Private Company Limited by Shares

Private companies limited by shares are registered under the Companies Act, 1985.

A company name must be composed only of Latin letters and it must contain extension indicating its limited company status: Limited, Ltd.

A UK company may carry on different types of business. Authorized capital of a UK company may be denominated in GBP, USD and EUR. The amount of fixed license fee depends on the amount of the company authorized share capital. The deadline for license fee payment is the anniversary of incorporation. Apart from the fee payment, the company must also submit to the Companies House an Annual Return on its current status reflecting its Directors, Shareholders and Registered Address.

Audit: a UK company must be audited on annual basis. Companies with a turnover of less than GBP 5,600,000.00 may submit a balance statement instead of audited accounts. For more details please refer to our Reporting and Audit page..

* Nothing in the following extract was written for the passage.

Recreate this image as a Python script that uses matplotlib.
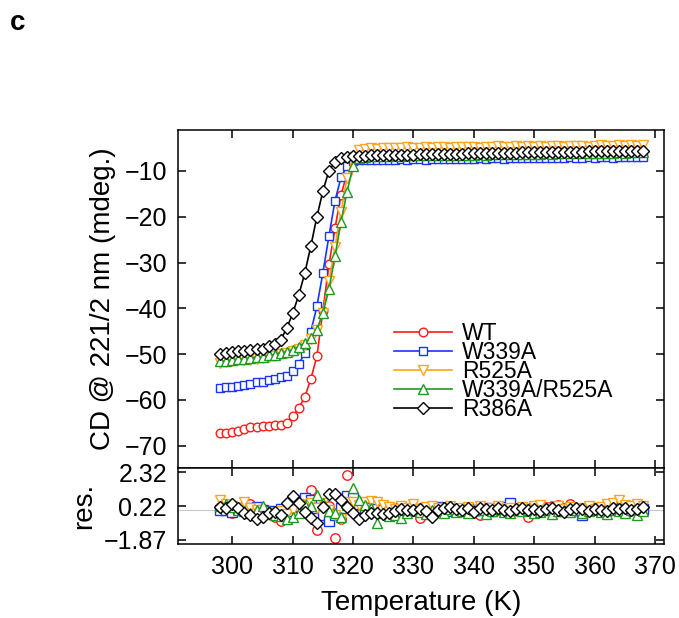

Directors: a company must appoint at least one director who is an individual. There are no restrictions applicable to directors’ nationality. The register of directors is open for public (and is kept with the Companies House).

Secretary: since 2008 there is no obligation for a company to appoint a secretary.

Shares: a private company limited by shares may only issue registered shares. A company business is deemed started once this company has issued at least one share. A Register of Shareholders is open for public (the data are kept with the Companies House). The minimum number of shareholders is one – either a legal entity or an individual.

Limited Liability Partnership

Another type of company often incorporated is a Limited Liability Partnership (LLP). LLPs must have at least two owners – either individuals or legal entities, with no restrictions applicable to nationality or country of incorporation. Requirements concerning audit and reporting are the same as for other types of companies. The principal difference is that an LLP is not deemed as separate taxpayer and its income is automatically treated as income received by its owners who must pay taxes accrued thereto in the country of their tax residence. Consequently, in case the owners are not UK tax residents and the partnership does not operate in the UK, such partnership shall not have any tax obligations in the UK.

The UK has signed Double Taxation Treaties with the following countries: Antigua and Barbuda, Argentina, Australia, Austria, Azerbaijan, Bangladesh, Barbados, Belarus, Belgium, Bolivia, Botswana, Brunei, Bulgaria, Burma, Canada, China, Croatia, Cyprus, Czech Republic, Denmark, Egypt, Estonia, Falkland Islands, Fiji, Finland, France, Gambia, Germany, Ghana, Greece, Grenada, Guernsey, Guyana, Hungary, Iceland, India, Indonesia, Ireland, Isle of Man, Israel, Italy, Ivory Coast, Jamaica, Japan, Jersey, Kazakhstan, Kenya, Kiribati, Kuwait, Latvia, Lesotho, Luxembourg, Macedonia, Malawi, Malaysia, Malta, Mauritius, Mexico, Mongolia, Montserrat, Morocco, Namibia, Netherlands, Nigeria, Norway, Oman, Pakistan, Papua New Guinea, New Zealand, Philippines, Poland, Portugal, Romania, Russia, St.Christopher (St.Kitts)-Nevis, Sierra Leone, Singapore, Slovak Republic, Slovenia, Solomon Islands, South Africa, South Korea, Spain, Sri Lanka, Sudan, Swaziland, Sweden, Switzerland, Thailand, Trinidad and Tobago, Tunisia, Turkey, Tuvalu, Uganda, Ukraine, USA, Uzbekistan, Venezuela, Vietnam, Zambia, Zimbabwe, Yugoslavia.

LAWYER’S COMMENT:

A UK company limited by shares is not an offshore and it is generally looked as a reliable business partner in international business relations. However, there is an option to legally decrease tax deductions to appropriate amounts and to effectively use such a company for international business purposes.

A company is automatically registered for the tax purposes with Inland Revenue Service (no application is required) within 3-4 months from the incorporation date.

It is also worth mentioning that the recommended scheme involving a UK company acting as agent on behalf of an offshore company and receiving a commission fee or interest for its services is not the best option from the point of view of the UK auditors and tax authorities.